And how come we (and I’m in Australia) are mourning the dead and wounded from the Boston
Marathon episode and (now) the Texas factory fire and yet we have taken scant notice of the dreadful personal toll of this week’s earthquake in Iran & Pakistan, which killed at least 34 people - or the terrorist bombing of innocents in Pakistan, at an election campaign, where at least 8 people died and untold were injured. Is it that we don’t care?  That we think Pakistanis and Iranians
are lesser people?  No, I think it is because we see the tv ‘footage’ of what happens in USA and our media grab at all the scenes and eye-witness stories that they can and we, like ‘rubber-necked’ voyeurs at a road accident, can’t get enough of it.
But, perhaps I am being too cynical. 
In fact, how come people die when we are not expecting them to? And how do we cope?
Not so long ago, the American actor, Bradley Cooper, spoke of his father’s death (in 2011),“
My father – someone who had been in my life for 36 years – is just f---ing gone.” And then goes on to say, “Nothing has ever been the same since.”

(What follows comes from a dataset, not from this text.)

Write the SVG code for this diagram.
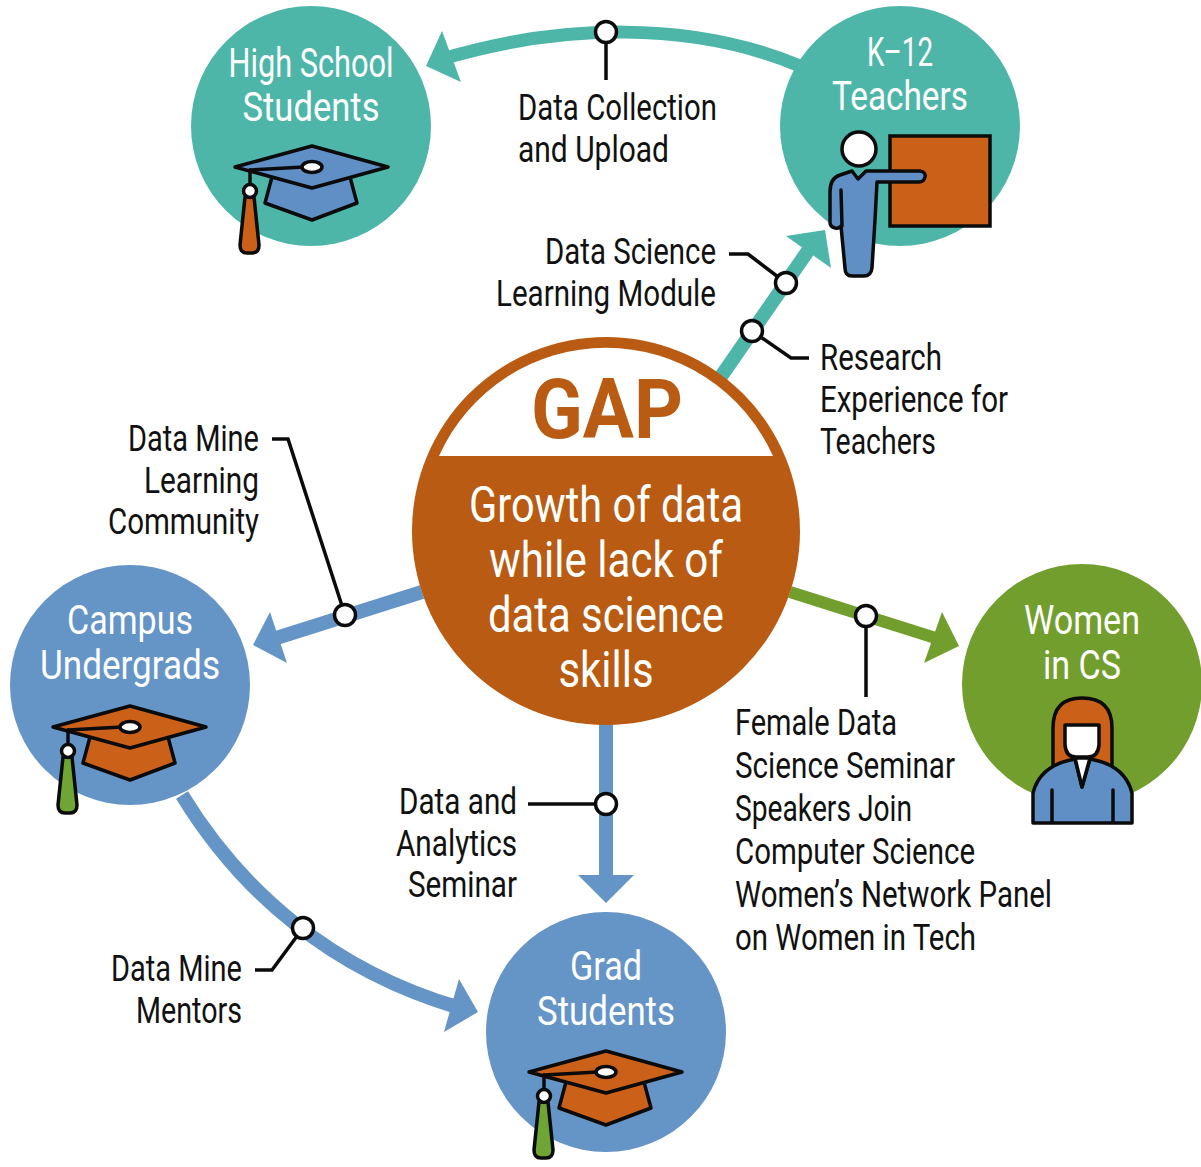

Perhaps John Donne was on to something when he wrote (just before his famous words of not sending to know for whom the bell tolls… “
any man’s death diminishes me, because I am
involved in mankind…”

But here’s the last word on the subject- from William Blake’s
“Songs of Innocence”
 
“Can I see another's woe, 
 
And not be in sorrow too? 
 
Can I see another's grief, 
 
And not seek for kind relief? 
 
Can I see a falling tear, 
 
And not feel my sorrow's share?....” 
 
We cannot help but mourn as others mourn…..isn't that so? Is that perhaps what makes us human?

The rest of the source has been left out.